- Data provided
# # # # #
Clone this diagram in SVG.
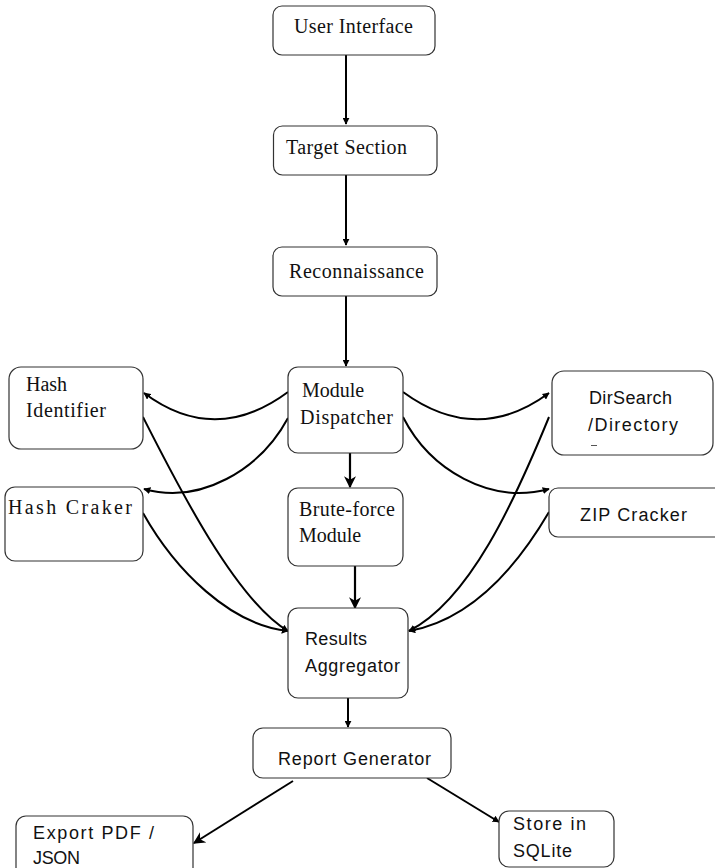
<svg xmlns="http://www.w3.org/2000/svg" width="715" height="868" viewBox="0 0 715 868">
<defs>
<style>
.box{fill:#fff;stroke:#333;stroke-width:1.2}
.serif{font-family:"Liberation Serif","Times New Roman",serif;font-size:20px;fill:#111}
.sans{font-family:"Liberation Sans",Arial,sans-serif;font-size:18px;fill:#111}
.c{fill:none;stroke:#000;stroke-width:2}
.cs{fill:none;stroke:#000;stroke-width:2.2}
</style>
<marker id="ah" viewBox="0 0 10 10" refX="9" refY="5" markerWidth="7" markerHeight="7" markerUnits="userSpaceOnUse" orient="auto"><path d="M0,0 L10,5 L0,10 z" fill="#000"/></marker>
<marker id="ahb" viewBox="0 0 10 10" refX="9" refY="5" markerWidth="12" markerHeight="12" markerUnits="userSpaceOnUse" orient="auto"><path d="M0,0 L10,5 L0,10 L3,5 z" fill="#000"/></marker>
</defs>
<rect width="715" height="868" fill="#fff"/>
<g id="connectors">
<path class="c" d="M346,55 L346,124" marker-end="url(#ah)"/>
<path class="c" d="M346,175 L346,245" marker-end="url(#ah)"/>
<path class="c" d="M346,296 L346,366" marker-end="url(#ah)"/>
<path class="cs" d="M350,453 L350,487" marker-end="url(#ahb)"/>
<path class="cs" d="M355,566 L355,608" marker-end="url(#ahb)"/>
<path class="c" d="M348,698 L348,727" marker-end="url(#ah)"/>
<path class="c" d="M288,392 Q215,446 144,393" marker-end="url(#ah)"/>
<path class="c" d="M288,418 C260,470 200,505 144,489" marker-end="url(#ah)"/>
<path class="c" d="M403,392 Q477,446 549,393" marker-end="url(#ah)"/>
<path class="c" d="M403,417 C430,470 490,505 549,489" marker-end="url(#ah)"/>
<path class="c" d="M143,417 C175,480 235,600 288,631" marker-end="url(#ah)"/>
<path class="c" d="M143,513 C175,570 230,625 288,631" marker-end="url(#ah)"/>
<path class="c" d="M549,417 C515,500 470,600 409,631" marker-end="url(#ah)"/>
<path class="c" d="M549,512 C515,570 470,620 409,631" marker-end="url(#ah)"/>
<path class="c" d="M293,781 L194,843" marker-end="url(#ahb)"/>
<path class="c" d="M427,778 L499,822" marker-end="url(#ah)"/>
</g>
<g id="user-interface"><rect class="box" x="273" y="6" width="162" height="49" rx="9"/><text class="serif" x="294" y="33" textLength="119">User Interface</text></g>
<g id="target-section"><rect class="box" x="273.5" y="126" width="163.5" height="49" rx="9"/><text class="serif" x="286" y="154" textLength="121">Target Section</text></g>
<g id="reconnaissance"><rect class="box" x="273" y="247" width="164" height="49" rx="9"/><text class="serif" x="289" y="278" textLength="135">Reconnaissance</text></g>
<g id="module-dispatcher"><rect class="box" x="288" y="367" width="115" height="86" rx="10"/><text class="serif" x="302" y="397">Module</text><text class="serif" x="300" y="424" textLength="93">Dispatcher</text></g>
<g id="brute-force"><rect class="box" x="288" y="488" width="115" height="78" rx="10"/><text class="serif" x="299" y="516" textLength="96">Brute-force</text><text class="serif" x="299" y="542">Module</text></g>
<g id="results-aggregator"><rect class="box" x="288" y="608" width="120" height="90" rx="10"/><text class="sans" x="305" y="645" textLength="62">Results</text><text class="sans" x="305" y="672" textLength="95">Aggregator</text></g>
<g id="hash-identifier"><rect class="box" x="9" y="367" width="134" height="82" rx="12"/><text class="serif" x="26" y="391">Hash</text><text class="serif" x="26" y="417" textLength="80">Identifier</text></g>
<g id="hash-craker"><rect class="box" x="5" y="487" width="138" height="74" rx="10"/><text class="serif" x="8" y="514" textLength="124">Hash Craker</text></g>
<g id="dirsearch"><rect class="box" x="552" y="371" width="161" height="84" rx="12"/><text class="sans" x="589" y="404" textLength="83">DirSearch</text><text class="sans" x="588" y="431" textLength="90">/Directory</text><rect x="591" y="445" width="6" height="1" fill="#555"/></g>
<g id="zip-cracker"><rect class="box" x="549" y="488" width="180" height="49" rx="9"/><text class="sans" x="580" y="521" textLength="107">ZIP Cracker</text></g>
<g id="report-generator"><rect class="box" x="253" y="728" width="198" height="50" rx="10"/><text class="sans" x="278" y="765" textLength="153">Report Generator</text></g>
<g id="export"><rect class="box" x="16" y="816" width="177" height="70" rx="10"/><text class="sans" x="33" y="839" textLength="121">Export PDF /</text><text class="sans" x="33" y="864" textLength="47">JSON</text></g>
<g id="store"><rect class="box" x="499" y="811" width="115" height="56" rx="10"/><text class="sans" x="513" y="830" textLength="73">Store in</text><text class="sans" x="513" y="857" textLength="59">SQLite</text></g>
</svg>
# # # # #
- Instructions to follow
Leave out the pictures and print every line of the data exactly.

- Reply
Clone this diagram in SVG.
<svg xmlns="http://www.w3.org/2000/svg" width="715" height="868" viewBox="0 0 715 868">
<defs>
<style>
.box{fill:#fff;stroke:#333;stroke-width:1.2}
.serif{font-family:"Liberation Serif","Times New Roman",serif;font-size:20px;fill:#111}
.sans{font-family:"Liberation Sans",Arial,sans-serif;font-size:18px;fill:#111}
.c{fill:none;stroke:#000;stroke-width:2}
.cs{fill:none;stroke:#000;stroke-width:2.2}
</style>
<marker id="ah" viewBox="0 0 10 10" refX="9" refY="5" markerWidth="7" markerHeight="7" markerUnits="userSpaceOnUse" orient="auto"><path d="M0,0 L10,5 L0,10 z" fill="#000"/></marker>
<marker id="ahb" viewBox="0 0 10 10" refX="9" refY="5" markerWidth="12" markerHeight="12" markerUnits="userSpaceOnUse" orient="auto"><path d="M0,0 L10,5 L0,10 L3,5 z" fill="#000"/></marker>
</defs>
<rect width="715" height="868" fill="#fff"/>
<g id="connectors">
<path class="c" d="M346,55 L346,124" marker-end="url(#ah)"/>
<path class="c" d="M346,175 L346,245" marker-end="url(#ah)"/>
<path class="c" d="M346,296 L346,366" marker-end="url(#ah)"/>
<path class="cs" d="M350,453 L350,487" marker-end="url(#ahb)"/>
<path class="cs" d="M355,566 L355,608" marker-end="url(#ahb)"/>
<path class="c" d="M348,698 L348,727" marker-end="url(#ah)"/>
<path class="c" d="M288,392 Q215,446 144,393" marker-end="url(#ah)"/>
<path class="c" d="M288,418 C260,470 200,505 144,489" marker-end="url(#ah)"/>
<path class="c" d="M403,392 Q477,446 549,393" marker-end="url(#ah)"/>
<path class="c" d="M403,417 C430,470 490,505 549,489" marker-end="url(#ah)"/>
<path class="c" d="M143,417 C175,480 235,600 288,631" marker-end="url(#ah)"/>
<path class="c" d="M143,513 C175,570 230,625 288,631" marker-end="url(#ah)"/>
<path class="c" d="M549,417 C515,500 470,600 409,631" marker-end="url(#ah)"/>
<path class="c" d="M549,512 C515,570 470,620 409,631" marker-end="url(#ah)"/>
<path class="c" d="M293,781 L194,843" marker-end="url(#ahb)"/>
<path class="c" d="M427,778 L499,822" marker-end="url(#ah)"/>
</g>
<g id="user-interface"><rect class="box" x="273" y="6" width="162" height="49" rx="9"/><text class="serif" x="294" y="33" textLength="119">User Interface</text></g>
<g id="target-section"><rect class="box" x="273.5" y="126" width="163.5" height="49" rx="9"/><text class="serif" x="286" y="154" textLength="121">Target Section</text></g>
<g id="reconnaissance"><rect class="box" x="273" y="247" width="164" height="49" rx="9"/><text class="serif" x="289" y="278" textLength="135">Reconnaissance</text></g>
<g id="module-dispatcher"><rect class="box" x="288" y="367" width="115" height="86" rx="10"/><text class="serif" x="302" y="397">Module</text><text class="serif" x="300" y="424" textLength="93">Dispatcher</text></g>
<g id="brute-force"><rect class="box" x="288" y="488" width="115" height="78" rx="10"/><text class="serif" x="299" y="516" textLength="96">Brute-force</text><text class="serif" x="299" y="542">Module</text></g>
<g id="results-aggregator"><rect class="box" x="288" y="608" width="120" height="90" rx="10"/><text class="sans" x="305" y="645" textLength="62">Results</text><text class="sans" x="305" y="672" textLength="95">Aggregator</text></g>
<g id="hash-identifier"><rect class="box" x="9" y="367" width="134" height="82" rx="12"/><text class="serif" x="26" y="391">Hash</text><text class="serif" x="26" y="417" textLength="80">Identifier</text></g>
<g id="hash-craker"><rect class="box" x="5" y="487" width="138" height="74" rx="10"/><text class="serif" x="8" y="514" textLength="124">Hash Craker</text></g>
<g id="dirsearch"><rect class="box" x="552" y="371" width="161" height="84" rx="12"/><text class="sans" x="589" y="404" textLength="83">DirSearch</text><text class="sans" x="588" y="431" textLength="90">/Directory</text><rect x="591" y="445" width="6" height="1" fill="#555"/></g>
<g id="zip-cracker"><rect class="box" x="549" y="488" width="180" height="49" rx="9"/><text class="sans" x="580" y="521" textLength="107">ZIP Cracker</text></g>
<g id="report-generator"><rect class="box" x="253" y="728" width="198" height="50" rx="10"/><text class="sans" x="278" y="765" textLength="153">Report Generator</text></g>
<g id="export"><rect class="box" x="16" y="816" width="177" height="70" rx="10"/><text class="sans" x="33" y="839" textLength="121">Export PDF /</text><text class="sans" x="33" y="864" textLength="47">JSON</text></g>
<g id="store"><rect class="box" x="499" y="811" width="115" height="56" rx="10"/><text class="sans" x="513" y="830" textLength="73">Store in</text><text class="sans" x="513" y="857" textLength="59">SQLite</text></g>
</svg>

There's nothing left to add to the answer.